When is a turbocharged Fiat 500 not an Abarth? When it’s the new 2013 Fiat 500 Turbo, of course.
Fiat formally revealed the latest addendum to the North American 500 lineup this morning at the Concorso Italiano show in Monterey, California, but the move doesn’t exactly come as a complete surprise. Back in may Chrysler documentation submitted to the EPA hinted at a forthcoming “500T Sport” model.
So, what exactly is a 500 Turbo? Fiat brand leader Tim Kuniskis says it’s the “perfect canvas for customization” that 500 customers have been asking for. If that’s the case, apparently Cinquecentophiles have been asking for a less aggressive (and expensive) 500 Abarth, or a 500 Sport with some very Abarth-like attributes.
Let’s start with that engine: much like the Abarth, the 2013 500 Turbo makes use of a turbocharged 1.4-liter I-4 with Fiat’s Multiair valve actuation technology.
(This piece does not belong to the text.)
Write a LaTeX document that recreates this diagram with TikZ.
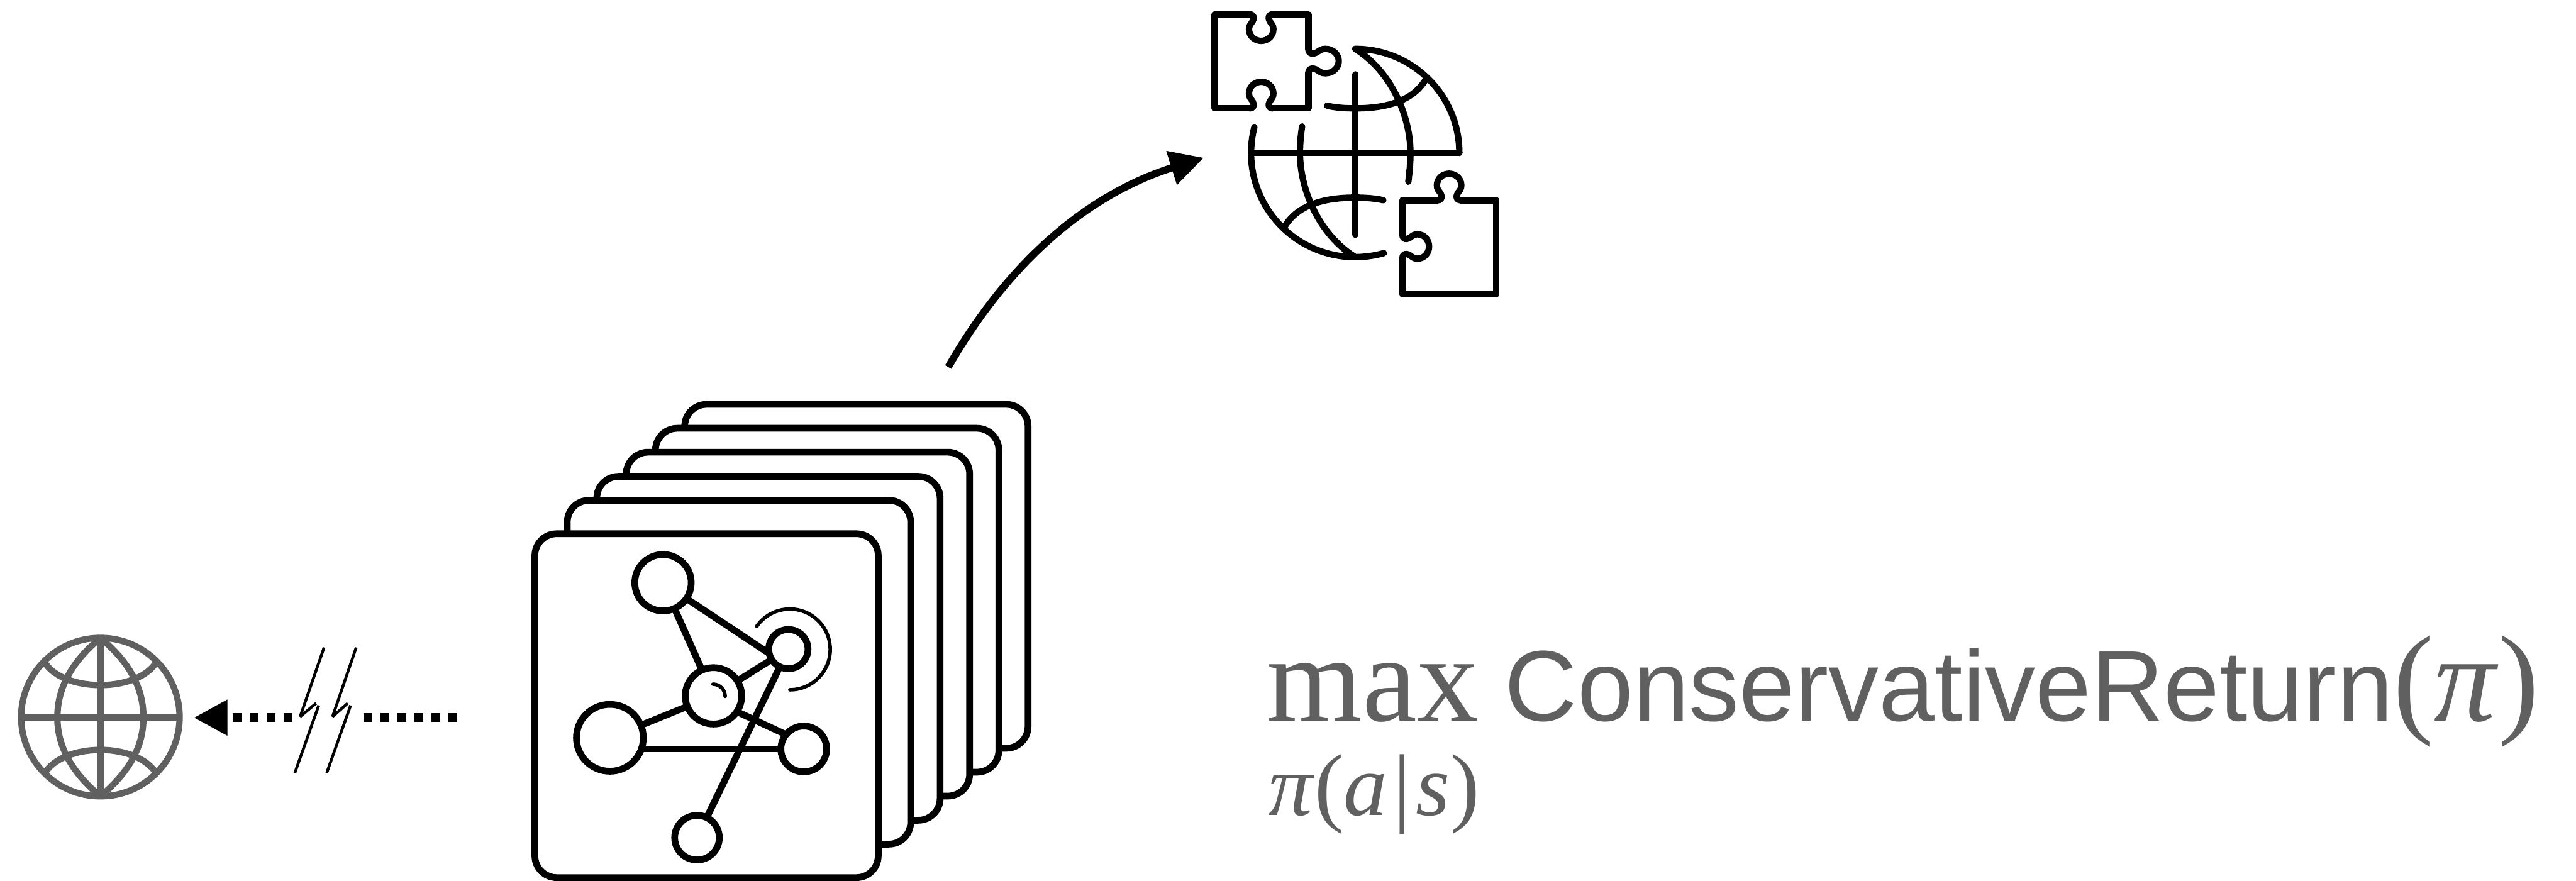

The difference between those models lies with output: U.S.-spec Abarths produce 160 hp and 170 lb-ft of torque, while 500 Turbos serve up 135 hp and 150 lb-ft of torque. Interestingly, the 500 Turbo’s calibration nearly mirrors that of 500 Abarths sold in European markets.
To handle that extra dollop of power, the 500 Turbo receives upgraded CV joints and thicker half-shafts, while the five-speed manual transaxle – the only transmission available on the 500 Turbo, it should be noted – receives a few tweaked gear ratios and a new 3.35:1 final drive ratio. 500 Turbos do without the Abarth’s trick electrically-controlled limited-slip diff, but they do gain the Abarth’s enlarged 11.1-inch front brake rotors. Turbos also gain unique front lower control arms, though other suspension components – notably the springs, dampers, and steering – are cribbed from non-turbocharged 500 Sport models.
Cosmetically, the 500 Turbo continues to play the 500 Sport/Abarth mash-up game. Turbos roll on the 500 Sport’s stock 16-inch aluminum wheels, but use the Abarth’s front fascia, side sills, rear spoiler, and rear diffuser. Black-finish headlamp and taillamp assemblies – much like those used on the Mopar-fettled 500 Stinger – are also thrown into the mix, along with a “sport-tuned exhaust.” We can only hope it sounds as menacing as that on the 500 Abarth.
Buyers can order their 2013 500 Turbo in one of seven exterior colors (white, silver, gray, black, red, copper, and blue-green); cloth seating is available only in a grey/black combination, but optional leather seats are offered in both a red/black and an all-black scheme.
Predictably, pricing for the 2013 500 Turbo splits the difference between the $18,200 Fiat 500 Sport and the $22,700 Fiat 500 Abarth. Chrysler says the Turbo carries a base price of $20,200, including $700 in destination fees. Expect the 500 Turbo to arrive in Fiat showrooms – er, studios – this fall.